Cela représente évidemment une imposante charge de travail, mais le plaisir qu'en retire le cinéaste compense largement les efforts investis, en plus de lui permettre de poser un regard différent sur son oeuvre.

«C'est con à dire, mais ça me détend un peu! C'est comme si j'arrêtais d'être «coach» et que je sautais sur la glace. En même temps, ça m'aide à être proche des comédiens, parce que je joue avec eux.»

Une rigueur militaire est toutefois de mise pour mener à bon port ce film doté d'un budget de 6,7 millions $.

Et si, à première vue, un tel budget peut sembler assez intéressant pour un film québécois, le cadre financier n'était pas aisé à respecter dans le cas d'Ésimésac, expose Luc Picard. «Il fallait construire un village au complet à l'extérieur, il y a des effets spéciaux et beaucoup de séquences de groupe. Ces séquences-là coûtent cher parce que tous les acteurs sont sur le plateau en même temps.»
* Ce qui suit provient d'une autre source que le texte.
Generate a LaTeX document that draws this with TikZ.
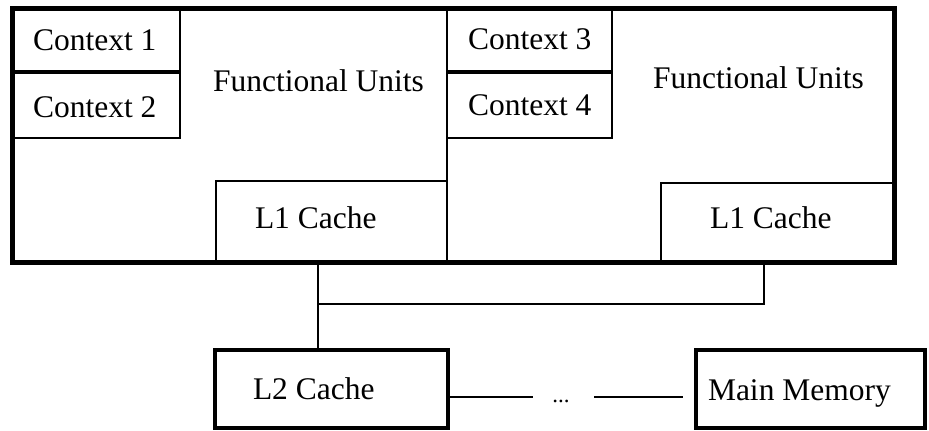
\documentclass[tikz,border=0pt]{standalone}
\usepackage{fontspec}
\setmainfont{Liberation Serif}
\begin{document}
\begin{tikzpicture}[x=1pt,y=-1pt,
  box/.style={draw, rectangle, inner sep=0pt, outer sep=0pt, line width=1.8pt},
  heavybox/.style={box, line width=4.6pt},
  outerbox/.style={box, line width=5pt},
  lbl/.style={anchor=base west, inner sep=0pt, outer sep=0pt, font=\fontsize{31.5}{36}\selectfont},
  wire/.style={line width=1.8pt}]
\useasboundingbox (0,0) rectangle (929,431);
% inner boxes
\node[box, minimum width=168pt, minimum height=63pt] (c1) at (96,39.5) {};
\node[box, minimum width=168pt, minimum height=65pt] (c2) at (96,105.5) {};
\node[box, minimum width=165pt, minimum height=63pt] (c3) at (529.5,39.5) {};
\node[box, minimum width=165pt, minimum height=65pt] (c4) at (529.5,105.5) {};
\node[box, minimum width=231pt, minimum height=81pt] (l1a) at (331.5,221.5) {};
\node[box, minimum width=233pt, minimum height=79pt] (l1b) at (777.5,222.5) {};
% processor box
\node[outerbox, minimum width=882pt, minimum height=254pt] (proc) at (453,135) {};
\draw[wire] (proc.north -| c3.west) -- (proc.south -| c3.west);
% labels
\node[lbl] (t1) at (33,50) {Context 1};
\node[lbl] (t2) at (33,117) {Context 2};
\node[lbl] (t3) at (468,49) {Context 3};
\node[lbl] (t4) at (468,115) {Context 4};
\node[lbl] (fu1) at (213,91) {Functional Units};
\node[lbl] (fu2) at (653,88) {Functional Units};
\node[lbl] (t5) at (255,228) {L1 Cache};
\node[lbl] (t6) at (710,228) {L1 Cache};
% lower boxes
\node[heavybox, minimum width=233pt, minimum height=78pt] (l2) at (331.5,389) {};
\node[heavybox, minimum width=229pt, minimum height=78pt] (mm) at (810.5,389) {};
\node[lbl] (t7) at (253,399) {L2 Cache};
\node[lbl] (t8) at (708,400) {Main Memory};
% bus
\coordinate (j1) at (318,304);
\coordinate (j2) at (764,304);
\draw[wire] (proc.south -| j1) -- (j1) -- (j2) -- (proc.south -| j2);
\draw[wire] (j1) -- (l2.north -| j1);
% chain to main memory
\coordinate (d1) at (533,397);
\coordinate (d2) at (594,397);
\coordinate (d3) at (683,397);
\node[anchor=base, inner sep=0pt, font=\fontsize{23}{26}\selectfont] (dots) at (561,402) {...};
\draw[wire] (l2.east |- d1) -- (d1);
\draw[wire] (d2) -- (d3);
\end{tikzpicture}
\end{document}
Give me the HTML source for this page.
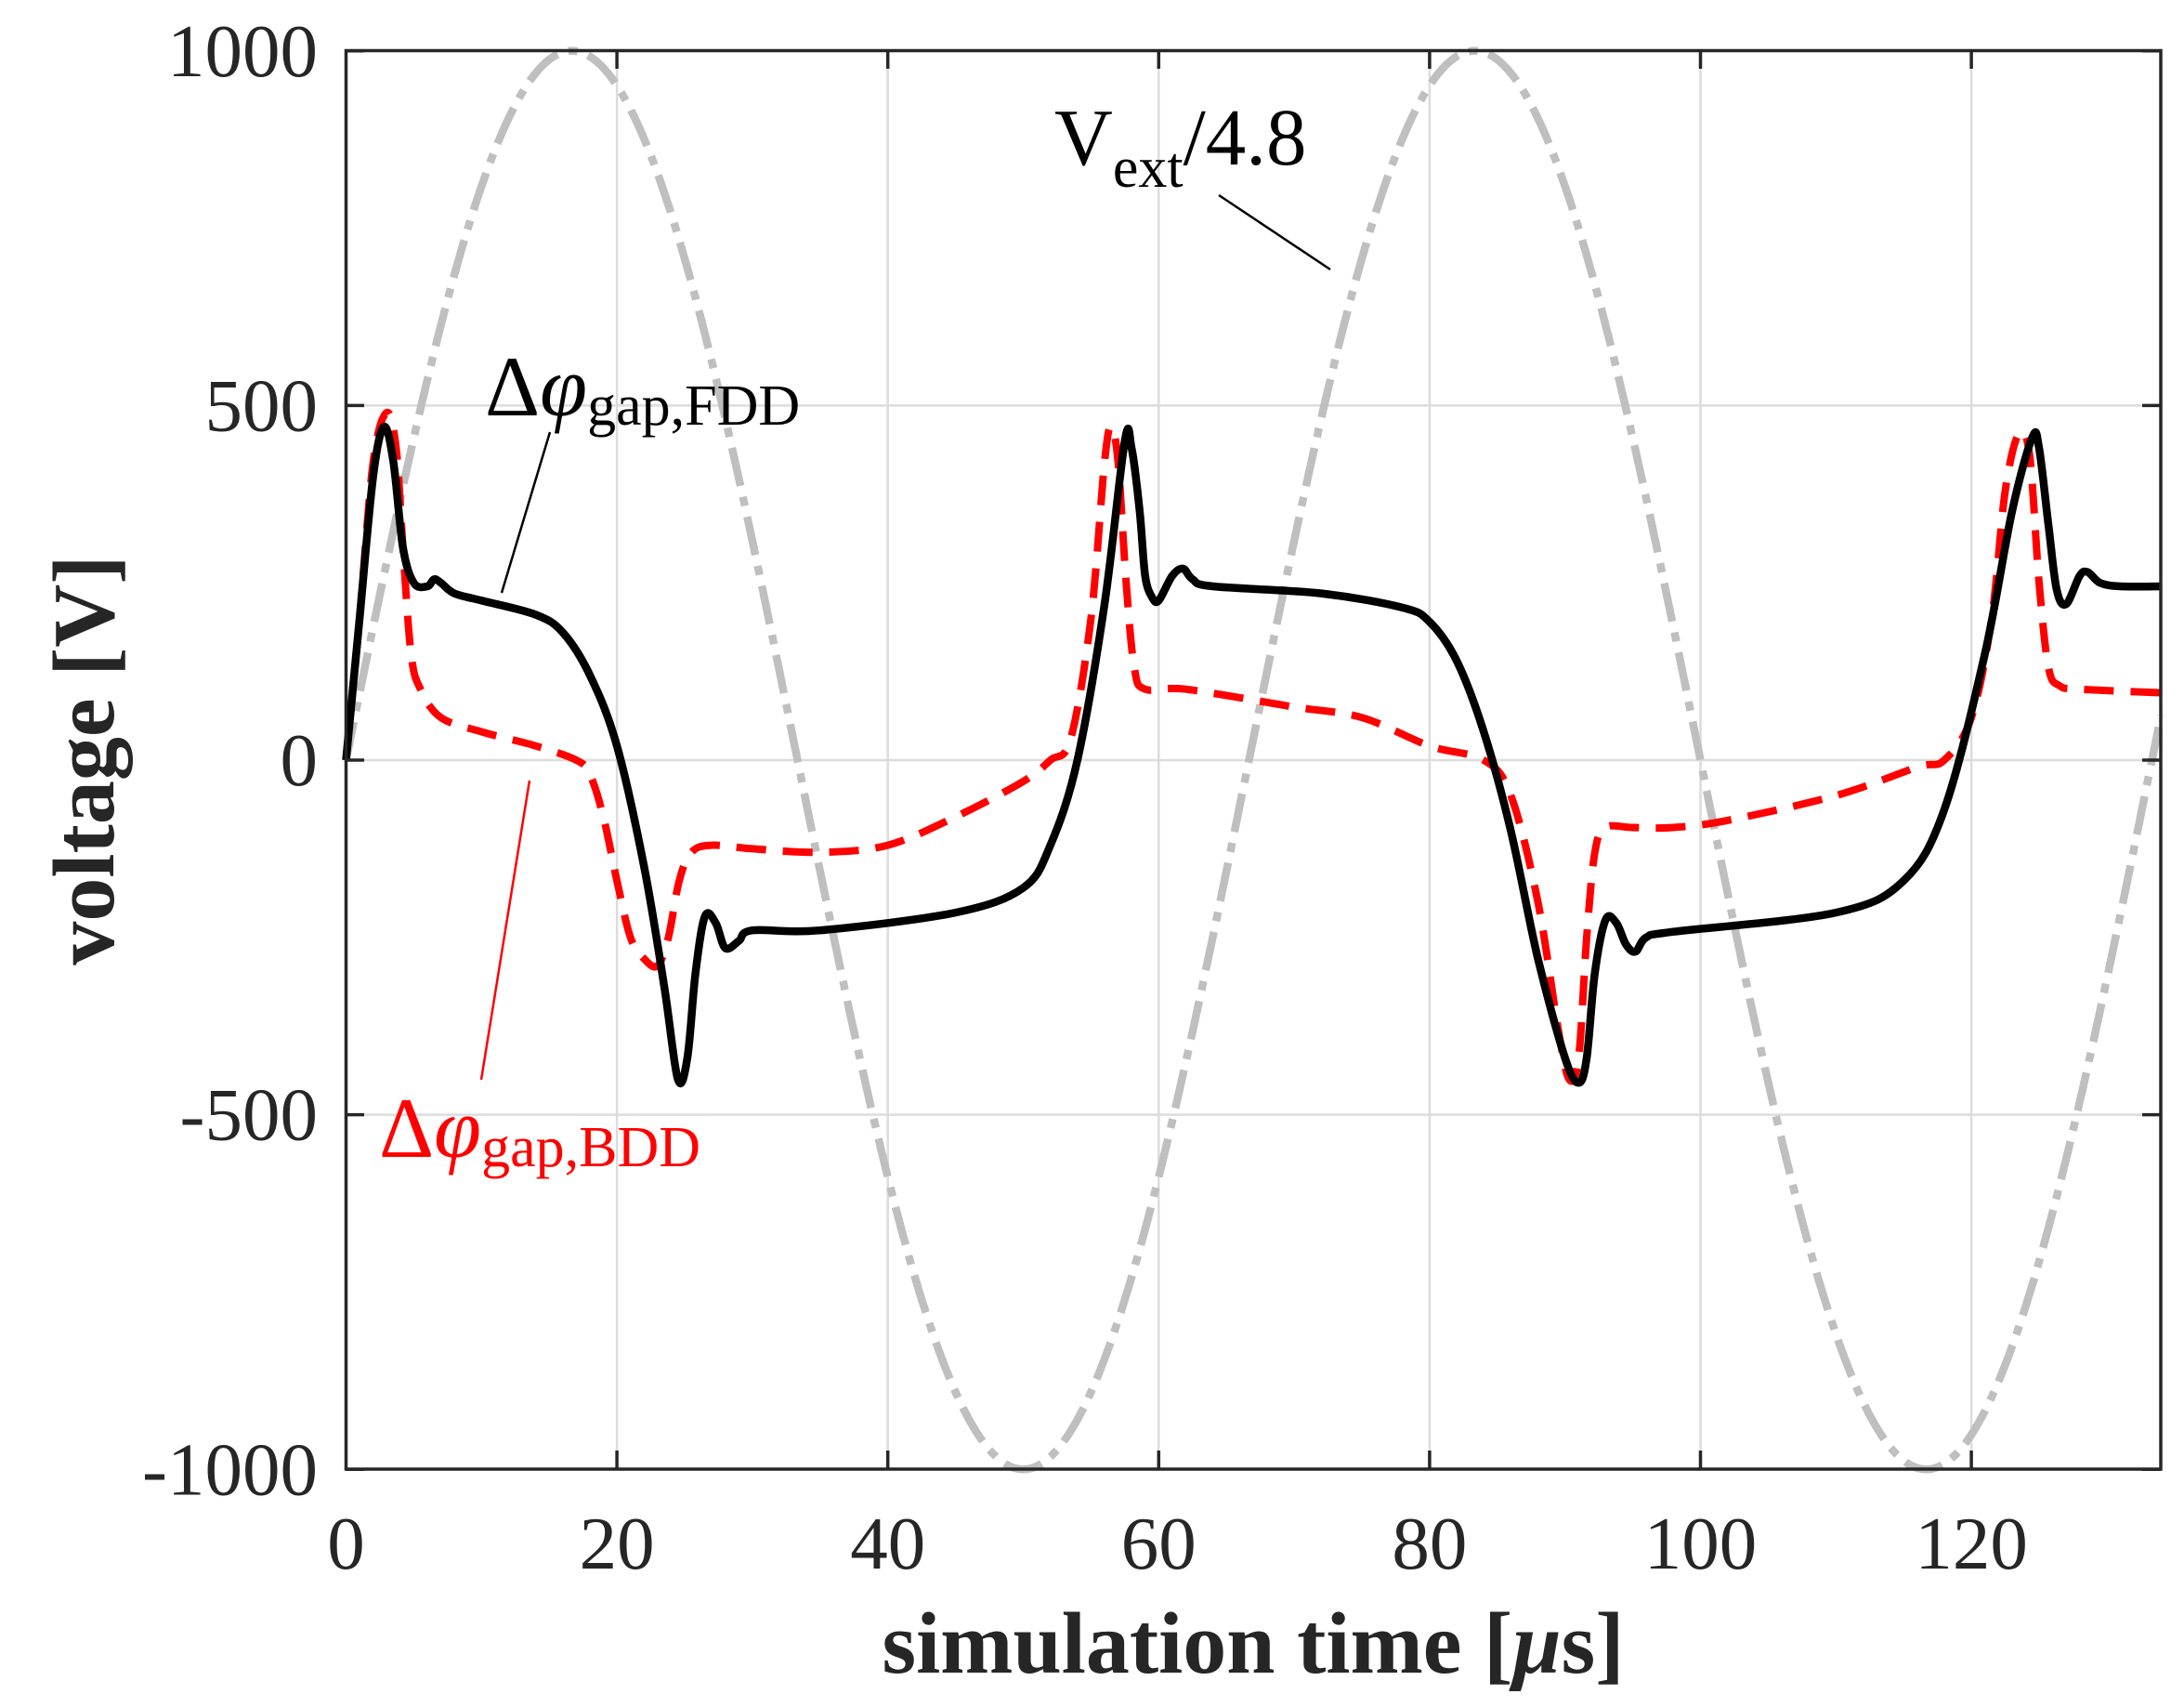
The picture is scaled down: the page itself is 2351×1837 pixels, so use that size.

Derrière sa lentille, Luc Picard dit rechercher l'honnêteté, la vérité et la simplicité. Et même s'il est moins présent au petit et au grand écran depuis qu'il s'est lancé dans la réalisation, en 2005, avec L'audition, il n'est pas question pour lui de faire une croix sur le jeu.

«J'adore la réalisation, mais mon premier métier, c'est de jouer. Depuis cinq ans, peut-être que les gens me voient plus comme un réalisateur, mais je m'ennuie un peu de jouer des fois. J'ai encore le feu sacré. C'est mon premier amour, je ne perdrai jamais ça.»

La date de sortie en salles du long métrage Ésimésac, coscénarisé par Fred Pellerin et Luc Picard, n'est pas encore fixée, mais le film devrait prendre les salles d'assaut à l'automne si tout se déroule comme prévu.

En attendant, Luc Picard travaillera sur une deuxième version d'un scénario de film sur lequel il planche depuis quelques mois.